When and how to pass a situation along to another actor or mode of response become life or death questions.

In air traffic control, the challenges—sudden shifts in weather, incompetent pilots’ choices, equipment failures, even terrorist attacks—are answered by mobilizing a deeply engrained cultural commitment to continuously learning from events to foster resilience. All the operators, in all the roles, know their personal jobs, and they know how they interact with others and the system at large.

But aviation’s components have the advantage of functioning under the integrated federal umbrella managed by the Federal Aviation Administration.  Air traffic controllers work in scattered, individualized centers, towers, and other facilities, each with its own “personality,” but all received the same training and answer to the same agency.   The pilots, airlines, and manufacturers that the controllers are working to position are all included in careful National Transportation Safety Board reviews of serious accidents and in a confidential, voluntary, non-punitive Aviation Safety Reporting System that analyzes “near miss” and “good catch” incidents.

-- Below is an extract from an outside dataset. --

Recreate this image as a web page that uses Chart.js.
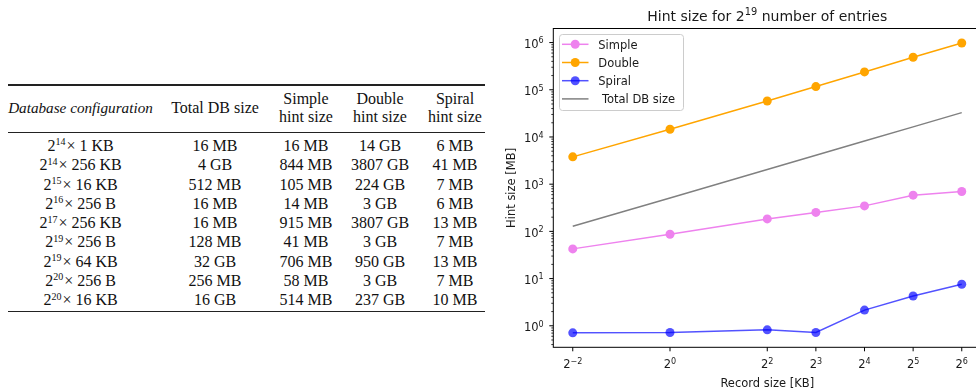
<!DOCTYPE html>
<html>
<head>
<meta charset="utf-8">
<script src="https://cdn.jsdelivr.net/npm/chart.js@4.4.1/dist/chart.umd.min.js"></script>
<style>
  html, body { margin: 0; padding: 0; background: #fff; width: 976px; height: 390px; overflow: hidden; }
  #config-table { position: absolute; left: 8px; top: 0; width: 477px; height: 390px;
    font-family: "Liberation Serif", "DejaVu Serif", serif; font-size: 16px; color: #111; }
  .rule { position: absolute; left: 0; width: 477px; background: #222; }
  table { position: absolute; left: 0; border-collapse: collapse; table-layout: fixed; width: 477px; }
  th, td { padding: 0; text-align: center; white-space: nowrap; font-weight: normal; overflow: visible; }
  thead th { line-height: 18.4px; height: 36.8px; vertical-align: middle; }
  tbody td { line-height: 19.3px; height: 19.3px; }
  th.italic { font-style: italic; font-size: 15.2px; }
  sup { font-size: 10px; line-height: 0; vertical-align: baseline; position: relative; top: -5.7px; margin-right: 1px; }
  #chart-box { position: absolute; left: 500px; top: 0; width: 490px; height: 390px; }
</style>
</head>
<body>
<div id="config-table">
  <div class="rule" style="top:84.4px;height:1.4px"></div>
  <table id="head-table" style="top:90px"><colgroup></colgroup><thead><tr></tr></thead></table>
  <div class="rule" style="top:131.8px;height:0.9px"></div>
  <table id="body-table" style="top:136px"><colgroup></colgroup><tbody></tbody></table>
  <div class="rule" style="top:310.8px;height:1.4px"></div>
</div>
<div id="chart-box"><canvas id="hint-chart" width="490" height="390"></canvas></div>

<script>
// ---- Table: database configurations and resulting hint sizes ----
const tableHeaders = ['Database configuration', 'Total DB size', 'Simple<br>hint size', 'Double<br>hint size', 'Spiral<br>hint size'];
const columnWidths = [145, 124, 58, 90, 60];
const entryExponents = ['14', '14', '15', '16', '17', '19', '19', '20', '20'];
const recordSizes = ['1 KB', '256 KB', '16 KB', '256 B', '256 KB', '256 B', '64 KB', '256 B', '16 KB'];
const totalDbSizes = ['16 MB', '4 GB', '512 MB', '16 MB', '16 MB', '128 MB', '32 GB', '256 MB', '16 GB'];
const simpleHintSizes = ['16 MB', '844 MB', '105 MB', '14 MB', '915 MB', '41 MB', '706 MB', '58 MB', '514 MB'];
const doubleHintSizes = ['14 GB', '3807 GB', '224 GB', '3 GB', '3807 GB', '3 GB', '950 GB', '3 GB', '237 GB'];
const spiralHintSizes = ['6 MB', '41 MB', '7 MB', '6 MB', '13 MB', '7 MB', '13 MB', '7 MB', '10 MB'];

// ---- Chart: hint size vs record size for 2^19 entries ----
const recordSizesKB = [0.25, 1, 4, 8, 16, 32, 64];
const simpleHintMB = [42.6, 87, 184, 252, 347, 585, 700];
const doubleHintMB = [3790, 14600, 58000, 117000, 239000, 489000, 980000];
const spiralHintMB = [0.71, 0.72, 0.82, 0.72, 2.15, 4.27, 7.6];
const totalDbMB = [128, 512, 2048, 4096, 8192, 16384, 32768];
const seriesLabels = ['Simple', 'Double', 'Spiral', ' Total DB size'];
const xTickExponents = [-2, 0, 2, 3, 4, 5, 6];
const yTickExponents = [0, 1, 2, 3, 4, 5, 6];

function buildTable() {
  [document.querySelector('#head-table colgroup'), document.querySelector('#body-table colgroup')].forEach(cg => {
    columnWidths.forEach(w => { const c = document.createElement('col'); c.style.width = w + 'px'; cg.appendChild(c); });
  });
  const headRow = document.querySelector('#head-table thead tr');
  tableHeaders.forEach((h, i) => {
    const th = document.createElement('th');
    th.innerHTML = h;
    if (i === 0) th.className = 'italic';
    headRow.appendChild(th);
  });
  const body = document.querySelector('#body-table tbody');
  entryExponents.forEach((e, r) => {
    const tr = document.createElement('tr');
    const cells = ['2<sup>' + e + '</sup>× ' + recordSizes[r], totalDbSizes[r], simpleHintSizes[r], doubleHintSizes[r], spiralHintSizes[r]];
    cells.forEach(c => { const td = document.createElement('td'); td.innerHTML = c; tr.appendChild(td); });
    body.appendChild(tr);
  });
}
buildTable();

const FONT = '"DejaVu Sans", sans-serif';
const TEXT = '#1a1a1a';

// Draw text runs where some runs are superscripts (mathtext-like).
function drawRuns(ctx, runs, x, baseline, align, size) {
  const supSize = size * 0.7;
  const widths = runs.map(r => { ctx.font = (r.sup ? supSize : size) + 'px ' + FONT; return ctx.measureText(r.t).width; });
  const total = widths.reduce((a, b) => a + b, 0);
  let cx = align === 'right' ? x - total : align === 'center' ? x - total / 2 : x;
  ctx.textAlign = 'left';
  ctx.textBaseline = 'alphabetic';
  runs.forEach((r, i) => {
    ctx.font = (r.sup ? supSize : size) + 'px ' + FONT;
    ctx.fillText(r.t, cx, r.sup ? baseline - size * 0.38 : baseline);
    cx += widths[i];
  });
}

const axesDecor = {
  id: 'axesDecor',
  afterDatasetsDraw(chart) {
    const { ctx, chartArea: a, scales: { x, y } } = chart;
    ctx.save();
    ctx.fillStyle = TEXT;
    ctx.strokeStyle = '#000';
    ctx.lineWidth = 1;
    // frame (spines)
    ctx.strokeRect(a.left, a.top, a.right - a.left, a.bottom - a.top);
    const tickFont = 11.5;
    // y major ticks and labels
    yTickExponents.forEach(p => {
      const py = y.getPixelForValue(Math.pow(10, p));
      ctx.beginPath(); ctx.moveTo(a.left - 4, py); ctx.lineTo(a.left, py); ctx.stroke();
      drawRuns(ctx, [{ t: '10' }, { t: String(p), sup: true }], a.left - 9.6, py + 5.2, 'right', tickFont);
    });
    // y minor ticks
    for (let p = Math.floor(Math.log10(y.min)); p <= Math.ceil(Math.log10(y.max)); p++) {
      for (let k = 2; k <= 9; k++) {
        const v = k * Math.pow(10, p);
        if (v < y.min || v > y.max) continue;
        const py = y.getPixelForValue(v);
        ctx.beginPath(); ctx.lineWidth = 0.8; ctx.moveTo(a.left - 2, py); ctx.lineTo(a.left, py); ctx.stroke();
      }
    }
    ctx.lineWidth = 1;
    // x ticks and labels
    xTickExponents.forEach(p => {
      const px = x.getPixelForValue(p);
      ctx.beginPath(); ctx.moveTo(px, a.bottom); ctx.lineTo(px, a.bottom + 4); ctx.stroke();
      drawRuns(ctx, [{ t: '2' }, { t: String(p).replace('-', '\u2212'), sup: true }], px, a.bottom + 20.7, 'center', tickFont);
    });
    // axis titles
    const cx = (a.left + a.right) / 2;
    drawRuns(ctx, [{ t: 'Record size [KB]' }], cx, a.bottom + 39.4, 'center', 11.5);
    ctx.save();
    ctx.translate(15, (a.top + a.bottom) / 2);
    ctx.rotate(-Math.PI / 2);
    drawRuns(ctx, [{ t: 'Hint size [MB]' }], 0, 0, 'center', 11.5);
    ctx.restore();
    // chart title
    drawRuns(ctx, [{ t: 'Hint size for 2' }, { t: '19', sup: true }, { t: ' number of entries' }], cx, 20.7, 'center', 14);
    ctx.restore();
  },
  afterDraw(chart) {
    // legend in the upper-left corner of the axes
    const { ctx, chartArea: a } = chart;
    const bx = a.left + 5.7, by = a.top + 5.5, bw = 124, bh = 76;
    ctx.save();
    ctx.fillStyle = 'rgba(255,255,255,0.8)';
    ctx.strokeStyle = '#cccccc';
    ctx.lineWidth = 1;
    ctx.beginPath();
    ctx.roundRect(bx + 0.5, by + 0.5, bw, bh, 3);
    ctx.fill(); ctx.stroke();
    chart.data.datasets.forEach((ds, i) => {
      const ry = by + 10.3 + i * 18.2;
      ctx.strokeStyle = ds.borderColor;
      ctx.lineWidth = ds.borderWidth;
      ctx.beginPath(); ctx.moveTo(bx + 3, ry); ctx.lineTo(bx + 29.5, ry); ctx.stroke();
      if (ds.pointRadius > 0) {
        ctx.fillStyle = ds.pointBackgroundColor;
        ctx.beginPath(); ctx.arc(bx + 16.2, ry, ds.pointRadius, 0, Math.PI * 2); ctx.fill();
      }
      ctx.fillStyle = TEXT;
      ctx.font = '11.5px ' + FONT;
      ctx.textAlign = 'left';
      ctx.textBaseline = 'alphabetic';
      ctx.fillText(ds.label, bx + 39.3, ry + 4.4);
    });
    ctx.restore();
  }
};

function series(label, values, color, radius) {
  return {
    label,
    data: values.map((v, i) => ({ x: Math.log2(recordSizesKB[i]), y: v })),
    borderColor: color,
    backgroundColor: color,
    pointBackgroundColor: color,
    pointBorderWidth: 0,
    pointRadius: radius,
    pointHoverRadius: radius,
    borderWidth: 1.5,
    tension: 0,
    fill: false
  };
}

// matplotlib-style 5% margins on the log axes
const allValues = [].concat(simpleHintMB, doubleHintMB, spiralHintMB, totalDbMB);
const lo = Math.log10(Math.min(...allValues)), hi = Math.log10(Math.max(...allValues));
const yMin = Math.pow(10, lo - 0.05 * (hi - lo)), yMax = Math.pow(10, hi + 0.05 * (hi - lo));
const xl = Math.log2(recordSizesKB[0]), xh = Math.log2(recordSizesKB[recordSizesKB.length - 1]);
const xMin = xl - 0.05 * (xh - xl), xMax = xh + 0.05 * (xh - xl);

new Chart(document.getElementById('hint-chart'), {
  type: 'line',
  data: {
    datasets: [
      series(seriesLabels[0], simpleHintMB, '#ee82ee', 4.5),
      series(seriesLabels[1], doubleHintMB, '#ffa500', 4.5),
      series(seriesLabels[2], spiralHintMB, 'rgba(0,0,255,0.68)', 4.5),
      series(seriesLabels[3], totalDbMB, '#808080', 0)
    ]
  },
  options: {
    responsive: false,
    animation: false,
    devicePixelRatio: 1,
    layout: { padding: { left: 53.3, top: 28.5, right: 8.8, bottom: 42.7 } },
    plugins: { legend: { display: false }, title: { display: false }, tooltip: { enabled: false } },
    scales: {
      x: { type: 'linear', display: false, min: xMin, max: xMax, bounds: 'data' },
      y: { type: 'logarithmic', display: false, min: yMin, max: yMax, bounds: 'data' }
    }
  },
  plugins: [axesDecor]
});
</script>
</body>
</html>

Lessons are learned, and the lessons are disseminated.  Bulletins are issued; training is modified.

Nothing like this capacity is available to the cops, EMTs, social workers, emergency department staffs, court personnel, and family members who must do the “boundary work” required to keep the mentally ill and their communities safe in times of acute crises.  There are hundreds of police departments in Massachusetts; hundreds of medical facilities; hundreds of emergency departments and 911 dispatch call centers.  There are thousands of family members and neighbors who have been involuntarily assigned responsibilities.  The  “When should I call?”  “Whom should I call?” are always lurking in the minds of the family members of the seriously mentally ill. Answering those questions is “boundary work” too.

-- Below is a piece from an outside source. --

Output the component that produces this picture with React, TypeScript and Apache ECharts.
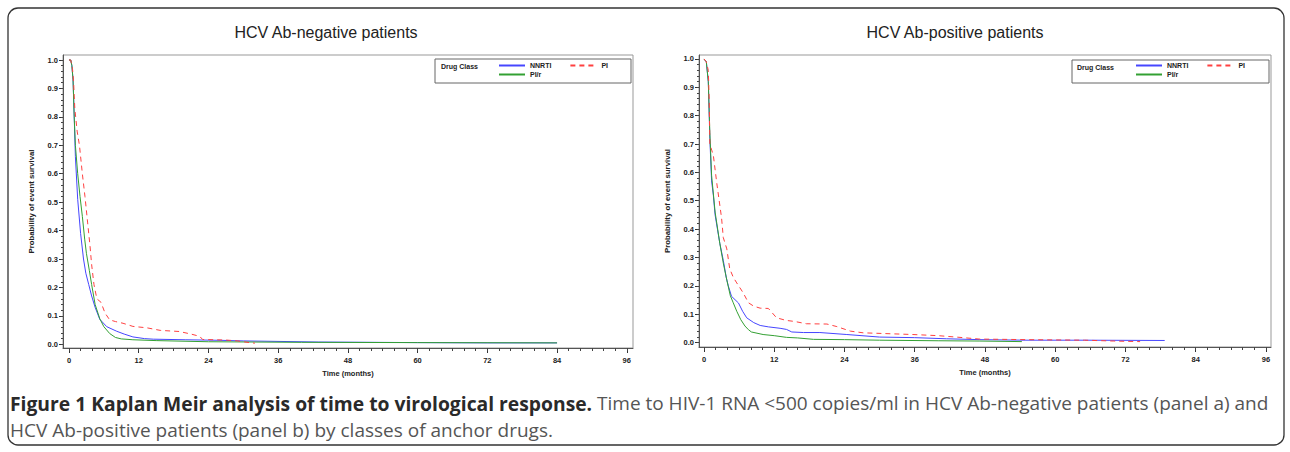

We can’t live without disciplining dangerous conduct by individual system actors, but we can’t allow a laser focus on punishment to blind us to the need to develop a foundation for continual work on safety.  There are fledgling efforts that we could adapt and incorporate into a safety center.  Massachusetts’ Betsy Lehman Patient Safety Center provides a “safe harbor” for examining weakness in the medical silo.  Jurisdictions such as Tucson have conducted all-stakeholders  “sentinel event reviews” of in-custody deaths of people in psychiatric crisis that have generated dozens of recommendations.

What if we combined the two to examine fatal shootings—and successful de-escalations and diversions—and learn their lessons? What if we developed a platform for sharing those lessons? A Safety Center that could address these and other recurrent problems such as wrongful convictions?

Could we find a way to show that we think of the mentally ill not as dangers to be controlled or confined, but as friends and neighbors to be cherished?  Could we communicate to the mentally ill and their families—and to each other—that “landing” all of the patients is something we desperately want to do?

James Doyle is a Boston defense lawyer and author and formerly the head of the public defender division of the Committee for Public Counsel Services and Director of the Center for Modern Forensic Practice at the John Jay College of Criminal Justice.